10.02.2021 - Gunthild Kupitz -6 MinutenMitarbeiter finden
In Sachsen haben sich verschiedene Behörden und Verbände zum Dienstleistungsnetzwerk Support zusammengeschlossen, um Unternehmen bestmöglich darin zu unterstützen, Menschen mit Behinderungen in ihre Betriebe zu integrieren – sei es durch Geld, technische Hilfsmittel oder weitergehende Hilfen. Ein Gespräch mit dem Support-Koordinator und Diplom-Sozialpädagogen Daniel Wiener und seiner Kollegin, der Pädagogin Claudia Teuchert.
Faktor A: Mit welchen Argumenten versuchen Sie Arbeitgebende zu überzeugen, Behinderte einzustellen?

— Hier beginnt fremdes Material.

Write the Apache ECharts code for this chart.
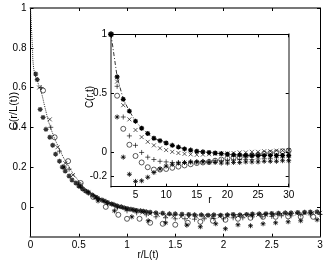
<!DOCTYPE html>
<html><head><meta charset="utf-8">
<script src="https://cdn.jsdelivr.net/npm/echarts@6/dist/echarts.min.js"></script>
<style>html,body{margin:0;padding:0;background:#fff}#c{width:327px;height:260px}</style>
</head><body><div id="c"></div>
<script>
// ---------- tick labels ----------
const mainXTicks = [0, 0.5, 1, 1.5, 2, 2.5, 3];
const mainYTicks = [0, 0.2, 0.4, 0.6, 0.8, 1];
const insetXTicks = [5, 10, 15, 20, 25, 30];
const insetYTicks = [-0.2, 0, 0.5, 1];
const titles = { mainX: 'r/L(t)', mainY: 'C(r/L(t))', insetX: 'r', insetY: 'C(r,t)' };

// ---------- main panel: C(r/L(t)) vs r/L(t) ----------
const curveX = [0, 0.01, 0.02, 0.03, 0.05, 0.08, 0.11, 0.15, 0.2, 0.3, 0.4, 0.5, 0.6, 0.8, 1.0, 1.3, 1.6, 2, 2.5, 3];
const curveY = [1, 0.9, 0.8, 0.71, 0.66, 0.62, 0.58, 0.5, 0.41, 0.29, 0.2, 0.13, 0.08, 0.02, -0.01, -0.03, -0.04, -0.04, -0.035, -0.03];

const mainStarX = [0.054, 0.07, 0.1, 0.13, 0.16, 0.2, 0.23, 0.26, 0.3, 0.33, 0.36, 0.4, 0.43, 0.47, 0.5, 0.54, 0.57, 0.6, 0.64, 0.67, 0.7, 0.74, 0.77, 0.8, 0.84, 0.87, 0.9, 0.94, 0.97, 1.0, 1.04, 1.07, 1.1, 1.14, 1.17, 1.2, 1.24, 1.3, 1.37, 1.44, 1.5, 1.57, 1.64, 1.7, 1.77, 1.84, 1.9, 1.97, 2.04, 2.1, 2.17, 2.24, 2.3, 2.37, 2.44, 2.5, 2.57, 2.64, 2.7, 2.77, 2.84, 2.9, 2.97];
const mainStarY = [0.668, 0.64, 0.49, 0.45, 0.39, 0.35, 0.31, 0.265, 0.23, 0.2, 0.18, 0.155, 0.135, 0.12, 0.105, 0.09, 0.08, 0.07, 0.06, 0.05, 0.042, 0.035, 0.028, 0.022, 0.015, 0.01, 0.005, 0.0, -0.005, -0.008, -0.012, -0.015, -0.018, -0.02, -0.022, -0.025, -0.027, -0.03, -0.032, -0.035, -0.035, -0.037, -0.038, -0.04, -0.04, -0.042, -0.04, -0.042, -0.04, -0.038, -0.04, -0.038, -0.036, -0.035, -0.034, -0.033, -0.032, -0.03, -0.03, -0.028, -0.027, -0.026, -0.025];

const mainCrossX = [0.09, 0.2, 0.28, 0.36, 0.44, 0.52, 0.6, 0.68, 0.76, 0.84, 0.92, 1.0, 1.08, 1.16, 1.24, 1.32, 1.4, 1.48, 1.56, 1.64, 1.72, 1.8, 1.88, 1.96, 2.04, 2.12, 2.2, 2.28, 2.36, 2.44, 2.52, 2.6, 2.68, 2.76, 2.84, 2.92, 3.0];
const mainCrossY = [0.6, 0.44, 0.3, 0.22, 0.16, 0.11, 0.075, 0.05, 0.03, 0.015, 0.0, -0.012, -0.02, -0.028, -0.035, -0.04, -0.045, -0.048, -0.05, -0.052, -0.05, -0.048, -0.05, -0.047, -0.045, -0.046, -0.044, -0.042, -0.04, -0.04, -0.038, -0.036, -0.035, -0.034, -0.032, -0.03, -0.03];

const mainPlusX = [0.11, 0.21, 0.3, 0.4, 0.5, 0.6, 0.7, 0.8, 0.9, 1.0, 1.1, 1.2, 1.3, 1.4, 1.5, 1.6, 1.7, 1.8, 1.9, 2.0, 2.1, 2.2, 2.3, 2.4, 2.5, 2.6, 2.7, 2.8, 2.9, 3.0];
const mainPlusY = [0.6, 0.4, 0.28, 0.19, 0.12, 0.075, 0.04, 0.015, -0.005, -0.02, -0.03, -0.04, -0.05, -0.055, -0.06, -0.06, -0.062, -0.06, -0.058, -0.06, -0.055, -0.055, -0.05, -0.05, -0.048, -0.045, -0.045, -0.04, -0.04, -0.038];

const mainCircleX = [0.13, 0.25, 0.39, 0.52, 0.65, 0.78, 0.91, 1.0, 1.13, 1.24, 1.37, 1.5, 1.63, 1.76, 1.89, 2.02, 2.15, 2.28, 2.41, 2.54, 2.67, 2.8, 2.93];
const mainCircleY = [0.585, 0.35, 0.23, 0.12, 0.05, 0.0, -0.04, -0.06, -0.06, -0.08, -0.085, -0.09, -0.08, -0.075, -0.07, -0.065, -0.06, -0.055, -0.05, -0.05, -0.048, -0.05, -0.05];

const mainStar2X = [0.35, 0.52, 0.7, 0.87, 1.05, 1.22, 1.4, 1.62, 1.76, 1.92, 2.02, 2.15, 2.28, 2.41, 2.54, 2.67, 2.8, 2.97];
const mainStar2Y = [0.2, 0.1, 0.03, -0.02, -0.05, -0.07, -0.08, -0.092, -0.1, -0.085, -0.11, -0.09, -0.095, -0.085, -0.08, -0.075, -0.07, -0.065];

// ---------- inset: C(r,t) vs r ----------
const rValues = [1, 2, 3, 4, 5, 6, 7, 8, 9, 10, 11, 12, 13, 14, 15, 16, 17, 18, 19, 20, 21, 22, 23, 24, 25, 26, 27, 28, 29, 30];
const insetStarLine = [1, 0.64, 0.45, 0.35, 0.265, 0.205, 0.16, 0.12, 0.1, 0.08, 0.06, 0.045, 0.03, 0.02, 0.01, 0.005, 0.0, -0.005, -0.01, -0.015, -0.02, -0.02, -0.025, -0.025, -0.025, -0.025, -0.025, -0.025, -0.025, -0.025];
const insetCross = [1, 0.6, 0.4, 0.28, 0.19, 0.13, 0.09, 0.06, 0.035, 0.02, 0.005, -0.005, -0.012, -0.016, -0.02, -0.018, -0.015, -0.012, -0.01, -0.008, -0.005, 0.0, 0.0, 0.005, 0.005, 0.01, 0.01, 0.015, 0.015, 0.02];
const insetPlus = [1, 0.56, 0.3, 0.14, 0.06, 0.0, -0.04, -0.06, -0.075, -0.08, -0.085, -0.085, -0.085, -0.08, -0.08, -0.075, -0.075, -0.07, -0.07, -0.065, -0.065, -0.06, -0.06, -0.06, -0.055, -0.05, -0.05, -0.045, -0.045, -0.04];
const insetCircle = [1, 0.48, 0.2, 0.065, -0.03, -0.085, -0.125, -0.145, -0.145, -0.14, -0.13, -0.12, -0.11, -0.1, -0.09, -0.085, -0.08, -0.07, -0.06, -0.05, -0.045, -0.04, -0.03, -0.025, -0.02, -0.01, -0.005, 0.0, 0.01, 0.015];
const insetStar = [1, 0.3, -0.04, -0.185, -0.245, -0.24, -0.21, -0.17, -0.14, -0.115, -0.1, -0.09, -0.085, -0.08, -0.08, -0.08, -0.085, -0.085, -0.09, -0.09, -0.085, -0.085, -0.08, -0.08, -0.08, -0.075, -0.075, -0.075, -0.07, -0.07];

// ---------- build ----------
const zip = (xs, ys) => xs.map((x, i) => [x, ys[i]]);
const STAR = 'path://M0,5L10,5M5,0L5,10M1.5,1.5L8.5,8.5M8.5,1.5L1.5,8.5';
const CROSS = 'path://M0,0L10,10M10,0L0,10';
const PLUS = 'path://M0,5L10,5M5,0L5,10';
const FONT = 'Liberation Sans, Arial, Helvetica, sans-serif';
const lineMarker = (w) => ({ color: 'rgba(0,0,0,0)', borderColor: '#000', borderWidth: w });

function ax(grid, min, max, ticks, pos, showLabel, lineColor, lineWidth) {
  return {
    type: 'value', gridIndex: grid, min: min, max: max, position: pos,
    axisLine: { show: true, onZero: false, lineStyle: { color: lineColor, width: lineWidth } },
    axisTick: { show: true, inside: true, length: 3, customValues: ticks, lineStyle: { color: '#000' } },
    axisLabel: { show: showLabel, customValues: ticks, color: '#000', fontSize: 10, fontFamily: FONT, margin: 4 },
    splitLine: { show: false }
  };
}
function title(text, x, y, size, rotate) {
  return { type: 'text', x: x, y: y, rotation: rotate ? Math.PI / 2 : 0, z: 10,
    style: { text: text, fill: '#000', font: size + 'px ' + FONT, align: 'center', verticalAlign: 'middle' } };
}

const option = {
  animation: false,
  backgroundColor: '#fff',
  textStyle: { fontFamily: FONT },
  grid: [
    { left: 30.5, top: 8, right: 7, bottom: 23.3, containLabel: false, outerBoundsMode: 'none' },
    { left: 111, top: 34.3, right: 38.3, bottom: 73.3, containLabel: false, outerBoundsMode: 'none', show: true, backgroundColor: '#fff', borderWidth: 0 }
  ],
  xAxis: [
    ax(0, 0, 3, mainXTicks, 'bottom', true, '#777', 2),
    ax(0, 0, 3, mainXTicks, 'top', false, '#777', 2),
    ax(1, 1, 30, insetXTicks, 'bottom', true, '#000', 1),
    ax(1, 1, 30, insetXTicks, 'top', false, '#000', 1)
  ],
  yAxis: [
    ax(0, -0.15, 1, mainYTicks, 'left', true, '#000', 1),
    ax(0, -0.15, 1, mainYTicks, 'right', false, '#000', 1),
    ax(1, -0.29, 1, insetYTicks, 'left', true, '#888', 2),
    ax(1, -0.29, 1, insetYTicks, 'right', false, '#888', 2)
  ],
  graphic: [
    title(titles.mainY, 14, 111, 11, true),
    title(titles.mainX, 148, 255.5, 10, false),
    title(titles.insetY, 90.5, 97, 10, true),
    title(titles.insetX, 210, 200.5, 10, false)
  ],
  series: [
    { type: 'line', xAxisIndex: 0, yAxisIndex: 0, data: zip(curveX, curveY), showSymbol: false, smooth: true,
      lineStyle: { type: 'dotted', color: '#333', width: 1 }, z: 1 },
    { type: 'scatter', xAxisIndex: 0, yAxisIndex: 0, data: zip(mainCircleX, mainCircleY), symbol: 'circle', symbolSize: 5, itemStyle: lineMarker(0.8) },
    { type: 'scatter', xAxisIndex: 0, yAxisIndex: 0, data: zip(mainPlusX, mainPlusY), symbol: PLUS, symbolSize: 5, itemStyle: lineMarker(0.8) },
    { type: 'scatter', xAxisIndex: 0, yAxisIndex: 0, data: zip(mainCrossX, mainCrossY), symbol: CROSS, symbolSize: 4, itemStyle: lineMarker(0.8) },
    { type: 'scatter', xAxisIndex: 0, yAxisIndex: 0, data: zip(mainStar2X, mainStar2Y), symbol: STAR, symbolSize: 5, itemStyle: lineMarker(1) },
    { type: 'scatter', xAxisIndex: 0, yAxisIndex: 0, data: zip(mainStarX, mainStarY), symbol: STAR, symbolSize: 5, itemStyle: lineMarker(1.2) },

    { type: 'line', xAxisIndex: 2, yAxisIndex: 2, data: zip(rValues, insetStarLine), symbol: STAR, symbolSize: 5, showSymbol: true,
      itemStyle: lineMarker(1.2), lineStyle: { color: '#000', width: 0.8, type: [4, 2, 1, 2] }, z: 3 },
    { type: 'scatter', xAxisIndex: 2, yAxisIndex: 2, data: zip(rValues, insetCross), symbol: CROSS, symbolSize: 4, itemStyle: lineMarker(0.8) },
    { type: 'scatter', xAxisIndex: 2, yAxisIndex: 2, data: zip(rValues, insetPlus), symbol: PLUS, symbolSize: 5, itemStyle: lineMarker(0.8) },
    { type: 'scatter', xAxisIndex: 2, yAxisIndex: 2, data: zip(rValues, insetCircle), symbol: 'circle', symbolSize: 5, itemStyle: lineMarker(0.8) },
    { type: 'scatter', xAxisIndex: 2, yAxisIndex: 2, data: zip(rValues, insetStar), symbol: STAR, symbolSize: 5, itemStyle: lineMarker(1) }
  ]
};
const chart = echarts.init(document.getElementById('c'), null, { renderer: 'canvas' });
chart.setOption(option);
</script>
</body></html>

Claudia Teuchert (CT): Häufig müssen wir gar nicht so viel Überzeugungsarbeit leisten: Der Fachkräftemangel spricht für sich, denn Stellen ausschließlich mit gesunden Mitarbeitenden zu besetzen, wird zunehmend schwerer. Deshalb ist es inzwischen oft umgekehrt: Die Arbeitgebenden kommen auf uns zu, weil sie zwar Menschen mit Einschränkungen einstellen würden, aber vor der Bürokratie zurückschrecken. Das übernehmen wir – und mit uns haben sie auch erst mal nur eine einzige Ansprechperson, nicht viele verschiedene.
Daniel Wiener (DW): Ohnehin ist die Anstellung von Menschen mit Beeinträchtigungen für uns nur eine von mehreren Aufgaben. Eine ganz wesentliche ist, Arbeitgeber in Gesprächen für das Thema zu sensibilisieren und Vorurteile abzubauen. Den meisten begegnen wir dabei auf Veranstaltungen, wo wir über unsere Dienstleistung berichten, aber auch unsere Netzwerkpartner stellen immer wieder Kontakte her. Dann vereinbaren wir oft Folgegespräche in den Unternehmen selbst.
Auf welche Vorurteile treffen Sie dabei typischerweise?
DW: Bei dem Stichwort „Menschen mit Behinderungen“ denken die meisten nur an Äußerlichkeiten wie Rollstuhlfahrende oder an Menschen mit Downsyndrom. Doch das ist eine falsche Vorstellung. Das liegt ein wenig an der Öffentlichkeitsarbeit der Vergangenheit: Auf Flyern zum Thema Inklusion waren oft nur diese beiden Motive gedruckt, weil sie optisch so eingängig sind.
Laut Statistischem Bundesamt bestehen tatsächlich die allerwenigsten Behinderungen von Geburt an oder werden durch einen Unfall oder eine Berufskrankheit verursacht. Die weitaus meisten, nämlich 86 Prozent, werden im Laufe des Lebens durch eine Krankheit im höheren Alter erworben. Was bedeutet das für Ihre Tätigkeit?
DW: Unsere Aufgabe ist es, genau darüber tagtäglich aufzuklären. Und dass es eben auch Menschen mit einer Hörbehinderung gibt oder mit einer stärkeren Diabetes, für die einfach nur bestimmte Rahmenbedingungen geschaffen werden müssen, damit sie mit dieser Einschränkung auch auf dem Bau arbeiten können, wenn sonst alles passt.
In der Regel kennen Arbeitgeber die verschiedenen Gesetze, Leistungsträger und -arten gar nicht in vollem Umfang. Deshalb ist es an uns, sie über Fördermöglichkeiten aufzuklären und die entsprechenden Träger mit ins Boot zu holen, damit der behinderte Mensch im Betrieb bleiben oder neu eingestellt werden kann.
CT: Ein Beispiel vielleicht: Jemand ist mit 45 Jahren an Krebs erkrankt und nach seiner Gesundung vorübergehend in seiner Leistung eingeschränkt. Wir beraten zur Beantragung diverser Unterstützungsmöglichkeiten und begleiten diesen Prozess. Wir betonen aber auch, dass dieser Mitarbeiter, der vielleicht schon Jahre im Unternehmen ist, über einen Erfahrungsschatz verfügt, den jemand Neues gar nicht haben kann, es also wirtschaftlich durchaus lohnend ist, ihn zu halten.